Seven-foot center Darko Milicic, the No. 2 overall pick in the 2003 NBA draft, had trouble putting on a happy face Thursday when he met with Wolves president of basketball operations David Kahn in New York to discuss Wednesday night’s trade.
Seven years of rust with four teams, including three straight months on the New York Knicks’ bench this season, has led Milicic to believe that no NBA team, not even the Wolves (13-42), could offer him a legitimate opportunity to play.
“He sounded like a guy who has had a traumatic NBA career,” Kahn said. “He was visibly frustrated. He told me his confidence was quite low. This guy has had a different type of experience in the league.”
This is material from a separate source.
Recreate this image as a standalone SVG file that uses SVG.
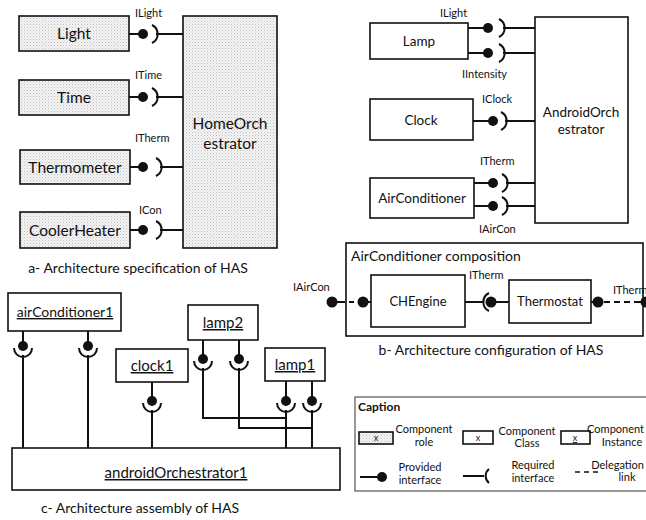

“I told [Cornstein] I’m not mentally or physically ready to play in any other city, to play for any other team,” Milicic said at the time.
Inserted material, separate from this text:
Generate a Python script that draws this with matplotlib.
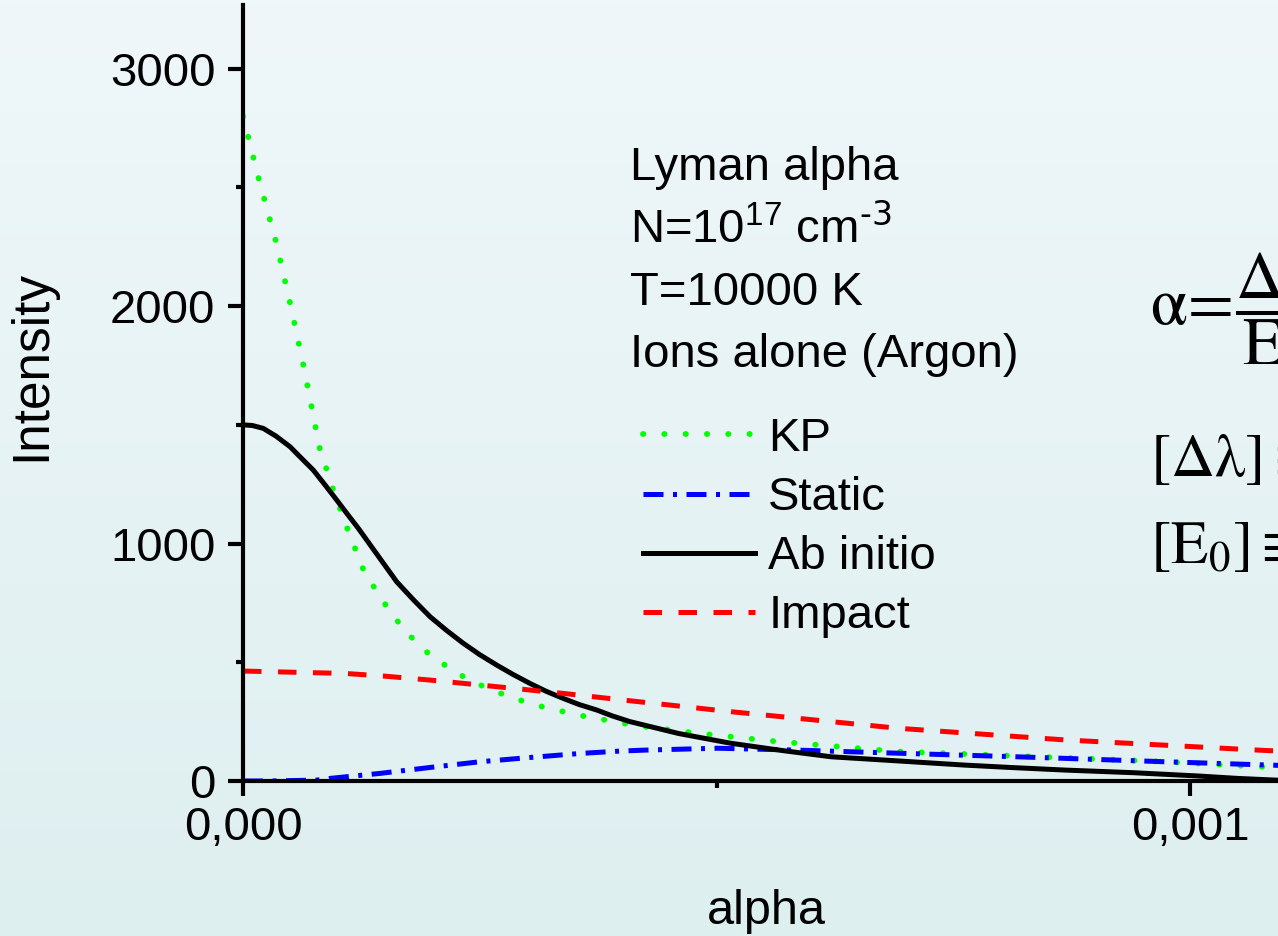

After meeting with Kahn, Milicic’s position hasn’t changed much, the Wolves’ president said, particularly since it means uprooting his wife and infant daughter. But he swallowed his disappointment over the transaction — “He sees this latest trade as just one more incident that has befallen him,” Kahn said — and agreed to report to the Wolves in time for tonight’s game with the Bulls.
Said David Kahn: “There were calls, as there always are. There was interest. But I wouldn’t say we were ever on the brink of doing anything.”
“This trade gives us a look at a player that was drafted extremely high and had tremendous potential when he first came into the league,” head coach Kurt Rambis said at practice on Thursday. He fulfills a need on our ballclub. Seeing him when he first came in Detroit, he was a very versatile big guy, he could defend, he could block shots, he could shoot the basketball from distance, he can pass, he can score inside. It just gives us an opportunity to work and look at a player that was drafted very high and see what the future holds for him and this organization.”